Coastal Processes
By John Paul Lilly
Associate Professor Emeritus, Dept Soil Science
North Carolina State University
During all these millions of years of sea level rise and fall, land to the west was eroding and sediments were being carried eastward to the sea and deposited. These marine sediments built up to great depths over the bedrock. The marine sediments in Washington County are 2,500 feet or more thick. The landscape of the county reflects its marine history. The landforms of Washington County were shaped by the same forces at work today on the Outer Banks and on the sea bottom.
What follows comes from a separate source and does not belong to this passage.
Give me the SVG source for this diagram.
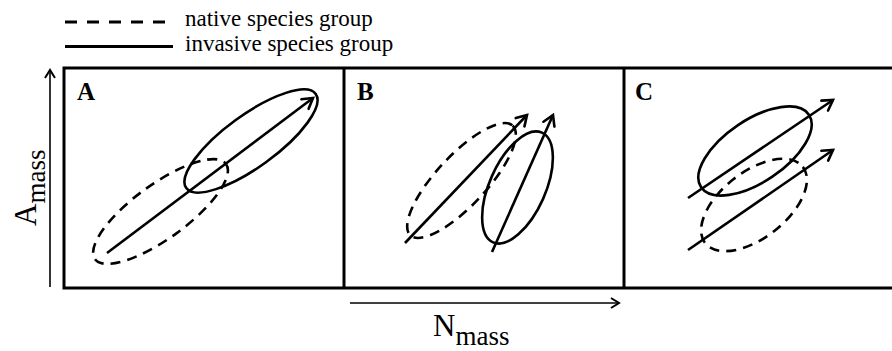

During times when the land was not covered by the sea, some of the sediments were moved and redeposited by streams and by wind. The rivers laid down deposits of sediments that are now called river terraces. River terraces parallel the river and become higher and older as the distance from the river increases. Each terrace is typically fronted by a sand ridge, deposited by the river as a natural levee when the river overflowed. Natural levees form when streams overflow their banks and the sediment-carrying capacity of the flowing water decreases. The heaviest materials and the ones that drop out first are the sands, forming sand ridges on the stream banks. Plymouth is built on a series of old river terraces that were deposited by the Roanoke River over many years. The town rises in steps as the distance from the river increases. An excellent example of an older levee is the sand ridge on the north side of Third Street where the old Baptist cemetery is located. The Latham House is also located on an old levee. Roanoke Shores and the Weyerhaeuser Paper Mill are built on the present natural levee of the Roanoke River. The land around Plymouth is a complex mix of river deposits and remnant dunes. Rolling Pines is built on an old dune field. The sand ridges along Mackeys Road were dunes formed off the old Roanoke River, and the sand ridges along Newland Road near Cherry are dunes that formed along the Scuppernong River. In general, these old dunes are the highest points around. Mountain Canal at Lake Phelps got its name from the large dune it cuts through.

The older marine sediments are responsible for the springs and artesian wells that were a part of Washington County's early history. "Cool Springs" near Plymouth was named for its springs. In addition, by some accounts, the original name for Creswell was "Cool Springs". Artesian wells or springs occur when an aquifer under an impervious layer of rock or clay is recharged at a higher elevation. This causes the water to be under enough pressure to force it to the ground surface. Artesian wells existed in downtown Plymouth until relatively recent; ceasing to flow as pumping by the town and other users relieved the artesian pressure.